For Class of 2006 Tory MPs such as B.C.’s Colin Mayes and Alberta’s Mike Lake, it seems unduly arduous to go through a nomination battle just seven months after they won their seats. In both cases, they’re fighting challengers they beat the last time.

Mayes said he’s gone “flat out” since last November, getting nominated, fighting an election, getting oriented on Parliament Hill and then representing his riding.

“It’s actually a job application, and the membership look at your resume,” said Mayes, also a parliamentary committee chairman.

“I won that once already, and not too long ago, and things haven’t changed. I just kind of question why we’re going through this again.”

Said Lake: “I think the process needs to be looked at for sure… .”

“Part of the reason it’s challenging is that I’m trying to do both: I’m not giving up my constituency work to deal with my nomination. When most people go home at the end of the evening, I go to my second job which is working on the nomination. Last night I went to bed at 2:30 a.m.”

Party governors responded to caucus complaints by announcing this month that nomination meetings in ridings with Conservative MPs would be held as soon as possible and before Parliament re-opens on September 18th.

This is a very inconvenient rule, not only for incumbents but for party members. Most of the seats won’t be challenged, but the Conservatives could wind up losing some good incumbents who will have to make decisions about whether to run independently. The fractures in the party between the big C little c don’t look like they are about to heal anytime soon.

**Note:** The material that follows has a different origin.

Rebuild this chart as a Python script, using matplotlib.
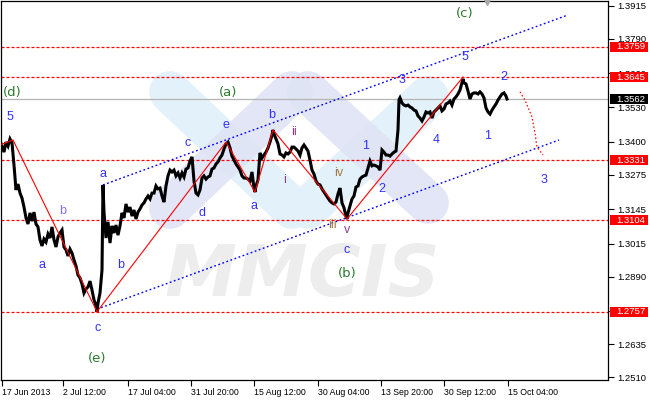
import matplotlib
matplotlib.use("Agg")
import matplotlib.pyplot as plt
import matplotlib.transforms as mtrans
from matplotlib.patches import Rectangle

# ---------------- data ----------------
bars = [0, 2, 4, 6, 8, 10, 12, 14, 16, 18, 20, 22, 24, 26, 28, 30, 32, 34, 36, 38,
        40, 42, 44, 46, 48, 50, 52, 54, 56, 58, 60, 62, 64, 66, 68, 70, 72, 74, 76, 78,
        80, 82, 84, 86, 88, 90, 92, 94, 96, 97, 98, 100, 102, 103, 104, 106, 108, 110, 112, 114,
        116, 118, 120, 122, 124, 126, 128, 130, 132, 134, 136, 138, 140, 142, 144, 146, 148, 150, 152, 154,
        156, 158, 160, 162, 164, 166, 168, 170, 172, 174, 176, 178, 180, 182, 184, 186, 188, 190, 192, 194,
        196, 198, 200, 202, 204, 206, 208, 210, 212, 214, 216, 218, 220, 222, 224, 226, 228, 230, 232, 234,
        236, 238, 240, 242, 244, 246, 248, 250, 252, 254, 255, 256, 258, 260, 262, 264, 266, 268, 270, 272,
        273, 274, 276, 278, 280, 282, 284, 286, 288, 290, 292, 294, 296, 298, 300, 302, 304, 306, 308, 310,
        312, 314, 316, 318, 320, 322, 324, 326, 328, 330, 332, 334, 336, 338, 340, 342, 344, 346, 347, 348,
        350, 352, 354, 356, 358, 360, 362, 364, 366, 368, 370, 372, 374, 376, 378, 380, 382, 384, 386, 388,
        390, 392, 394, 396, 398, 399, 400, 402, 404, 406, 408, 410, 412, 414, 416, 418, 420, 422, 424, 426,
        428, 430, 432, 434, 436, 438, 440, 442, 444, 446, 448, 450, 452, 454, 456, 458, 460, 462, 463, 464,
        466, 468, 470, 472, 474, 476, 478, 480, 482, 484, 486, 488, 490, 492, 494, 496, 498, 500, 502, 504,
        506, 507]

close = [1.3369, 1.3384, 1.3361, 1.3399, 1.3384, 1.3411, 1.3396, 1.3312, 1.3218, 1.3240,
         1.3206, 1.3187, 1.3153, 1.3112, 1.3089, 1.3131, 1.3100, 1.3134, 1.3089, 1.3078,
         1.3029, 1.3006, 1.3032, 1.3021, 1.3051, 1.3036, 1.3078, 1.3029, 1.3002, 1.3040,
         1.3055, 1.3066, 1.3002, 1.2991, 1.2968, 1.2994, 1.2979, 1.2953, 1.2930, 1.2896,
         1.2885, 1.2862, 1.2828, 1.2843, 1.2851, 1.2873, 1.2839, 1.2802, 1.2779, 1.2757,
         1.2790, 1.2828, 1.2915, 1.3237, 1.3134, 1.3036, 1.3097, 1.3017, 1.3082, 1.3055,
         1.3085, 1.3047, 1.3082, 1.3131, 1.3112, 1.3165, 1.3134, 1.3153, 1.3119, 1.3142,
         1.3108, 1.3134, 1.3146, 1.3161, 1.3169, 1.3184, 1.3195, 1.3184, 1.3206, 1.3206,
         1.3233, 1.3222, 1.3225, 1.3195, 1.3172, 1.3233, 1.3271, 1.3293, 1.3286, 1.3293,
         1.3271, 1.3282, 1.3263, 1.3282, 1.3267, 1.3297, 1.3301, 1.3327, 1.3343, 1.3252,
         1.3206, 1.3199, 1.3218, 1.3263, 1.3271, 1.3259, 1.3267, 1.3271, 1.3297, 1.3301,
         1.3316, 1.3324, 1.3339, 1.3350, 1.3373, 1.3392, 1.3399, 1.3377, 1.3346, 1.3331,
         1.3316, 1.3305, 1.3293, 1.3271, 1.3263, 1.3263, 1.3259, 1.3252, 1.3286, 1.3225,
         1.3210, 1.3233, 1.3256, 1.3358, 1.3339, 1.3350, 1.3361, 1.3377, 1.3399, 1.3426,
         1.3445, 1.3430, 1.3411, 1.3392, 1.3354, 1.3350, 1.3343, 1.3358, 1.3354, 1.3361,
         1.3380, 1.3380, 1.3373, 1.3365, 1.3350, 1.3377, 1.3388, 1.3377, 1.3365, 1.3331,
         1.3293, 1.3278, 1.3252, 1.3240, 1.3237, 1.3222, 1.3210, 1.3199, 1.3187, 1.3176,
         1.3169, 1.3165, 1.3172, 1.3203, 1.3225, 1.3169, 1.3150, 1.3119, 1.3108, 1.3131,
         1.3157, 1.3184, 1.3195, 1.3229, 1.3233, 1.3259, 1.3267, 1.3271, 1.3274, 1.3301,
         1.3327, 1.3309, 1.3312, 1.3309, 1.3305, 1.3293, 1.3369, 1.3361, 1.3350, 1.3350,
         1.3346, 1.3354, 1.3361, 1.3365, 1.3445, 1.3558, 1.3566, 1.3547, 1.3539, 1.3536,
         1.3539, 1.3532, 1.3528, 1.3520, 1.3517, 1.3498, 1.3490, 1.3479, 1.3494, 1.3513,
         1.3509, 1.3513, 1.3490, 1.3513, 1.3520, 1.3528, 1.3536, 1.3517, 1.3524, 1.3543,
         1.3547, 1.3554, 1.3539, 1.3562, 1.3570, 1.3581, 1.3596, 1.3623, 1.3638, 1.3623,
         1.3619, 1.3592, 1.3562, 1.3581, 1.3585, 1.3585, 1.3581, 1.3589, 1.3581, 1.3566,
         1.3528, 1.3513, 1.3505, 1.3520, 1.3532, 1.3543, 1.3558, 1.3570, 1.3581, 1.3585,
         1.3573, 1.3562]

x_tick_pos = [2, 63, 128, 191, 254, 318, 381, 444, 508]
x_tick_labels = ["17 Jun 2013", "2 Jul 12:00", "17 Jul 04:00", "31 Jul 20:00",
                 "15 Aug 12:00", "30 Aug 04:00", "13 Sep 20:00", "30 Sep 12:00",
                 "15 Oct 04:00"]
y_ticks = [1.3915, 1.3790, 1.3660, 1.3530, 1.3400, 1.3275, 1.3145, 1.3015,
           1.2890, 1.2760, 1.2635, 1.2510]
y_tick_labels = ["1.3915", "1.3790", "1.3660", "1.3530", "1.3400", "1.3275", "1.3145",
                 "1.3015", "1.2890", "", "1.2635", "1.2510"]

red_levels = [1.3759, 1.3645, 1.3331, 1.3104, 1.2757]
current_price = 1.3562

wave_x = [0, 13, 97, 226, 255, 273, 347, 463]
wave_y = [1.3388, 1.3407, 1.2757, 1.3399, 1.3210, 1.3445, 1.3108, 1.3645]

upper_ch_x = [103, 568]
upper_ch_y = [1.3237, 1.3880]
lower_ch_x = [97, 559]
lower_ch_y = [1.2767, 1.3407]

forecast_x = [520, 525, 532, 535, 537, 543]
forecast_y = [1.3589, 1.3558, 1.3494, 1.3433, 1.3380, 1.3350]

BLUE = "#3030ff"
PURP = "#8a3f8f"
BROWN = "#a07a45"
GREEN = "#2b7a2b"

wave_labels = [
    ("5", 10, 1.3494, BLUE), ("a", 42, 1.2934, BLUE), ("b", 63, 1.3138, "#8a6cff"),
    ("c", 98, 1.2696, BLUE), ("a", 103, 1.3278, BLUE), ("b", 121, 1.2934, BLUE),
    ("c", 188, 1.3396, BLUE), ("d", 202, 1.3131, BLUE), ("e", 226, 1.3464, BLUE),
    ("a", 254, 1.3157, BLUE), ("b", 272, 1.3501, BLUE), ("ii", 294, 1.3437, PURP),
    ("i", 285, 1.3256, PURP), ("iv", 339, 1.3282, BROWN), ("iii", 332, 1.3085, BROWN),
    ("v", 347, 1.3068, PURP), ("c", 347, 1.2991, BLUE), ("1", 366, 1.3384, BLUE),
    ("2", 382, 1.3222, BLUE), ("3", 402, 1.3634, BLUE), ("4", 436, 1.3407, BLUE),
    ("5", 465, 1.3721, BLUE), ("1", 488, 1.3422, BLUE), ("2", 504, 1.3645, BLUE),
    ("3", 544, 1.3256, BLUE),
]
degree_labels = [("(d)", 12, 1.3585), ("(e)", 97, 1.2582), ("(a)", 228, 1.3585),
                 ("(b)", 347, 1.2900), ("(c)", 465, 1.3884)]

# ---------------- figure ----------------
W, H = 650, 400
fig = plt.figure(figsize=(W / 100, H / 100), dpi=100)
fig.patch.set_facecolor("white")
ax = fig.add_axes([0.5 / W, 20 / H, 607.5 / W, 379.5 / H])
ax.set_xlim(0.5, 608)
ax.set_ylim(1.24988, 1.39347)
ax.set_facecolor("white")

# ---- watermark (logo made of rounded bars + "MMCIS") ----
def wm_price(py):
    return 1.39366 - 0.00037836 * py

logo_lb = [((170, 92), (292, 208)), ((428, 97), (308, 208))]   # light-blue "V"
logo_lv = [((170, 208), (292, 92)), ((428, 203), (308, 92))]   # lavender "Λ"
for (xa, ya), (xb, yb) in logo_lb:
    ax.plot([xa, xb], [wm_price(ya), wm_price(yb)], color="#e3f1fa", lw=30,
            solid_capstyle="round", zorder=0.3)
for (xa, ya), (xb, yb) in logo_lv:
    ax.plot([xa, xb], [wm_price(ya), wm_price(yb)], color="#dfe4f5", lw=30,
            solid_capstyle="round", zorder=0.35, alpha=0.9)

ax.text(302, 1.2892, "MMCIS", fontsize=52, fontweight="bold", style="italic",
        color="#ededed", ha="center", va="center", zorder=0.4,
        family="DejaVu Sans")

# horizontal levels
for lv in red_levels:
    ax.axhline(lv, color="#ff0000", lw=0.9, dashes=(2.4, 1.6), zorder=2)
ax.axhline(current_price, color="#b4b4b4", lw=0.9, zorder=2)

# channels
ax.plot(upper_ch_x, upper_ch_y, color="#0000ff", lw=1.0, dashes=(1.3, 1.8), zorder=3)
ax.plot(lower_ch_x, lower_ch_y, color="#0000ff", lw=1.0, dashes=(1.3, 1.8), zorder=3)

# price
ax.plot(bars, close, color="black", lw=2.2, zorder=4, solid_joinstyle="miter")

# wave lines
ax.plot(wave_x, wave_y, color="#ff0000", lw=0.8, zorder=5)
ax.plot(forecast_x, forecast_y, color="#ff0000", lw=0.9, dashes=(1.2, 1.8), zorder=5)

# labels
for t, x, y, c in wave_labels:
    ax.text(x, y, t, color=c, fontsize=9, ha="center", va="center",
            family="Liberation Sans", zorder=6)
for t, x, y in degree_labels:
    ax.text(x, y, t, color=GREEN, fontsize=9.5, ha="center", va="center",
            family="DejaVu Sans", zorder=6, clip_on=False)

# shift marker at top
ax.plot([487], [1.3929], marker="v", ms=5, color="#a8a8a8", clip_on=False, zorder=7)

# axes styling
for s in ax.spines.values():
    s.set_color("black")
    s.set_linewidth(0.9)
ax.yaxis.tick_right()
ax.set_yticks(y_ticks)
ax.set_yticklabels(y_tick_labels, fontsize=6.8, family="Liberation Sans")
ax.set_xticks(x_tick_pos)
ax.set_xticklabels(x_tick_labels, fontsize=6.3, family="Liberation Sans")
for lbl in ax.get_xticklabels():
    lbl.set_horizontalalignment("left")
ax.tick_params(axis="y", direction="out", length=4, width=0.8, pad=3, colors="black")
ax.tick_params(axis="x", direction="out", length=4, width=0.8, pad=2, colors="black")

# boxed price labels on the right axis
blend = mtrans.blended_transform_factory(ax.transAxes, ax.transData)
x0 = (610 - 0.5) / 607.5
x1 = (648 - 0.5) / 607.5
xt = (616 - 0.5) / 607.5
half = 5.2 * 0.00037836
boxes = [(lv, "#ff0000") for lv in red_levels] + [(current_price, "#000000")]
for lv, col in boxes:
    ax.add_patch(Rectangle((x0, lv - half), x1 - x0, 2 * half, transform=blend,
                           facecolor=col, edgecolor="none", clip_on=False, zorder=8))
    ax.text(xt, lv, f"{lv:.4f}", transform=blend, color="white", fontsize=6.8,
            family="Liberation Sans", ha="left", va="center", clip_on=False, zorder=9)

fig.savefig("out.png", dpi=100, facecolor="white")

That is publicly playing out in the battle in Halton between the incumbent, and Canada’s version of the Religious Right (all the hard work aside) is hilarious. You have two very quick verbal people (Turner and McVety) spitting it out at every opportunity in any venue provided them. It’s far more entertaining than the current Liberal leadership race. You also have two people who know how to appeal to their grass roots and will take every inch of column, every second of air time and every kilobyte of bandwidth online.
It is political theatre we’re not used to in the dog days of August. One has honed his skills at his preacher fathers knee and with his religious right buddies in the US. The other taught English, worked for a living, wrote for media, lost his seat, learned his lesson and went back into politics older and wiser. One of the cardinal rule of politics is - only get mad on purpose. And the incumbent is wise to remember that.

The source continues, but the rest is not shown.